By Brigit Katz, smithsonian.com, June 5, 2017
Back in April, a team of veterinary specialists flew to Malaysia to perform urgent dental surgery on Puntung, one of the country’s last three Sumatran rhinos. The procedure to correct Puntung’s life-threatening abscess seemed to be a success: Within hours of the operation, the rhino was chomping on tasty foliage. The effort to save her captured attention across the globe.
But as Christina Nunez reports for National Geographic, experts later determined that Puntung’s abscess was a symptom of cancer, and her condition began to decline. To alleviate her suffering, Puntung was euthanized on Sunday.
“Today is one of the saddest days we’ve ever faced,” the Borneo Rhino Alliance, which had been caring for Puntung, wrote in a Facebook post. The organization went on to explain that while it had considered performing chemotherapy, radiation, and further surgeries, those treatments would likely have caused Puntung further distress.
“Sumatran rhinos wallow in mud for at least six hours daily and become increasingly stressed if kept in clean, closed facilities,” the post says. “A stress-free life for Puntung was simply not going to be possible.”

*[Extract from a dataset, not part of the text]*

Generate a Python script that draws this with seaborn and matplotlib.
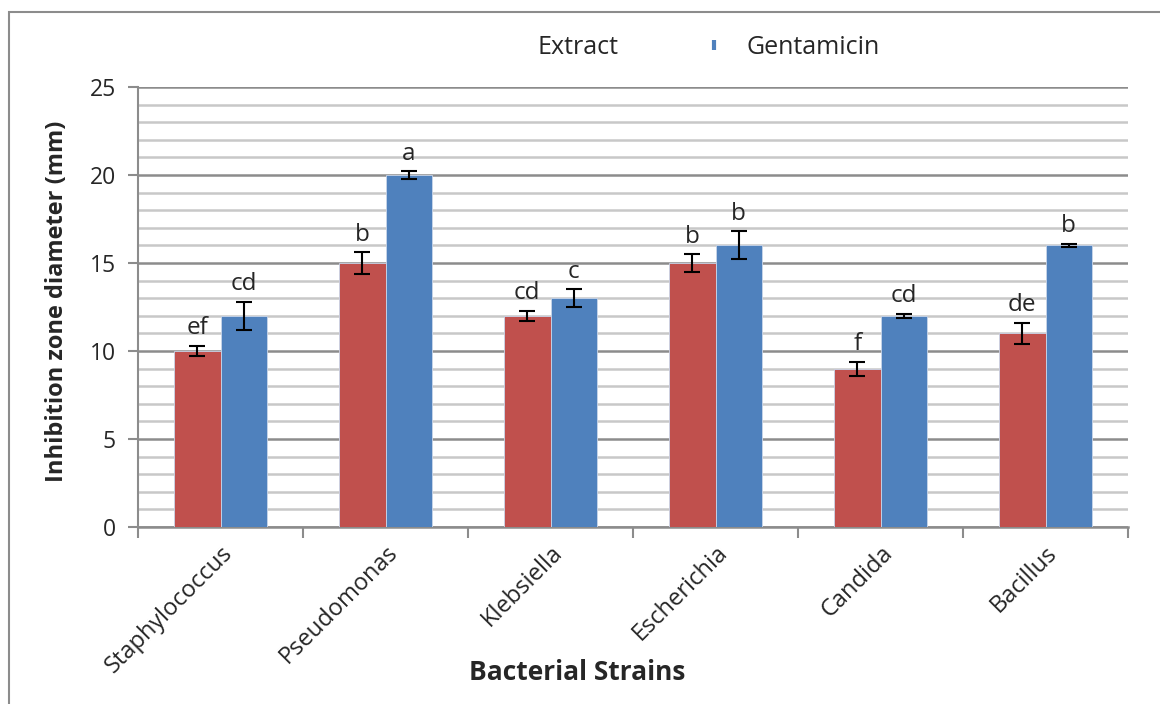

When Puntung first made headlines in April, she became a symbol of hope in the fight to save critically endangered species. Poachers and hunters seek rhino horn due to the false belief that it has medicinal value. There are less than 100 Sumatran rhinos in the world today and, with Puntung’s death, only two are now left in Malaysia.
As Austa Somvichian-Clausen reported for National Geographic earlier this year, efforts to treat Puntung began when South Africa-based journalist Adam Welz tweeted about the 20-year-old rhino’s plight. Welz then contacted Saving the Survivors, a South African non-profit that provides care to endangered animals. Plans were made to fly specialists from Singapore and Thailand to the Tabin Wildlife Reserve in Sabah, Malayasia so they could perform surgery on Puntung.
Several weeks after the operation, the Borneo Rhino Alliance announced that the swelling on Puntung’s left check, which had alerted the organization to her infected tooth root, “had a more serious origin.” Her cancer was spreading rapidly, leaving her in pain and unable to breathe through her left nostril.
Nancy Lai of the Borneo Post reports that Puntung’s keepers slept with the rhino in her forest paddock so she would be under constant supervision. They noted that Puntung would periodically bleed from her nostrils.
“In consultation with our rhino reproduction advisers at Leibniz Institute for Zoo and Wildlife Research in Berlin, and others, the decision was taken to end her growing discomfort,” Augustine Tuuga, department director of Sabah Wildlife, said in a statement, according to Lai.
Tuuga also noted that a reproductive specialist had been flown in from Jakarta to recover Puntung’s egg cells, which might help conservationists breed more Sumatran rhinos in the future.
The Borneo Rhino Alliance writes on Facebook that Puntung’s life was far from easy. “She survived a poacher’s attempt as a calf, when her foot was cut off. But she refused to give up and went on to survive in the forests,” they write. “We’ll always remember her as a fighter.”